O ministro resmunga uma vez mais com a imprensa, que lhe perguntou, na entrada, o que ele veio fazer em Piracicaba. Sua resposta à repórter: "O que eu venho fazer? Venho trabalhar!"

As palmas reapareceriam após uma pequena lição de música. Gil pede ao trompetista o significado teórico das primeiras fases musicais do Hino. Após cantarolar as frases, com o músico ao trompete, Gil declara: "Eu fui basicamente um músico intuitivo. Aprendi pela prática, sei muito pouca teoria musical". E explica: "A introdução do Hino Nacional é um conjunto de fusas, misturado com um conjunto de colcheias, e semicolcheias, e etc, e etc."

Para deleite do respeitável público, arremata: "Este talvez seja o mais belo dos Hinos Nacionais que nós temos nas nações do mundo!"

Dando início aos finalmentes, Gil empossa o Conselho Municipal de Cultura e se despede, cercado por sua equipe de trabalho, guardas municipais, imprensa e público em geral. Artistas plásticos querem entregar quadros. Mulheres querem uma entrevista informal a jato. E um rapaz, que ouvira, sim, o último CD do ministro, grita para todo mundo ouvir, inclusive a autoridade em questão: "Aê, Gil! É BOB MARLEY, cara!"
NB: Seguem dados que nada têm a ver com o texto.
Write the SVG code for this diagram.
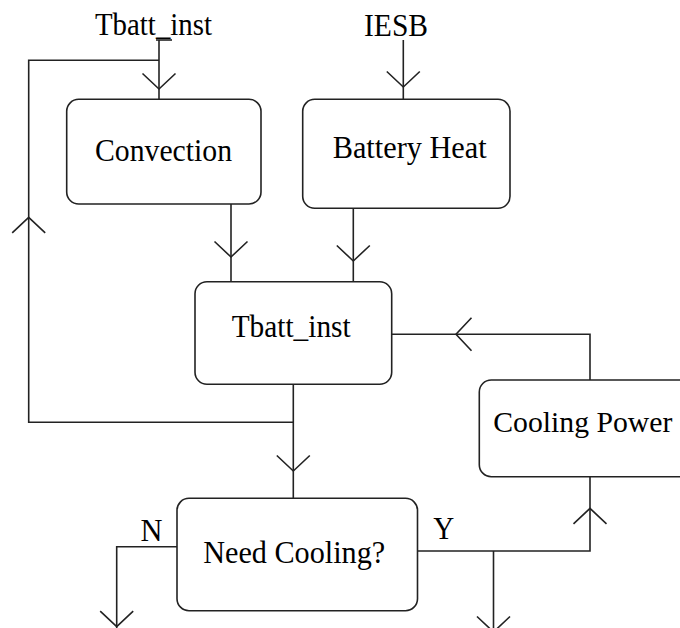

Encerrada a peleja, Piracicaba volta ao normal. Menos aqueles nativos que não conseguiram um autógrafo de Gil, e o amaldiçoariam pelo resto da vida.

2 comentários:

Célia disse...

TROPICALISMO!! Vivi intensamente essa fase em Sampa, Érico! Ainda estudante, passeatas sem fim pela Pr. da República, Lgo do Arouche e adjacências eram nosso palco! Ao meu ver, a melhor atitude do Gil foi retirar-se da política desgastada como vivemos. Não o entenderam e jamais o consolidariam como tal. Intuitivíssimo ele o é até hoje!
Parabéns pelo resgate do seu artigo. Muito bom!
Abraço, Célia.

Carla Ceres disse...

O Gil é um amor de pessoa, Érico. Há quase 30 anos, ele me deu um autógrafo e me salvou de um elevador onde fiquei presa. Depois ele e outras moças de meu grupo entraram no elevador e ficamos todos presos juntos. O Gil foi destravando o elevador de andar a andar, enquanto conversava com a gente, na maior calma e simpatia. Gostei do seu texto. Beijos!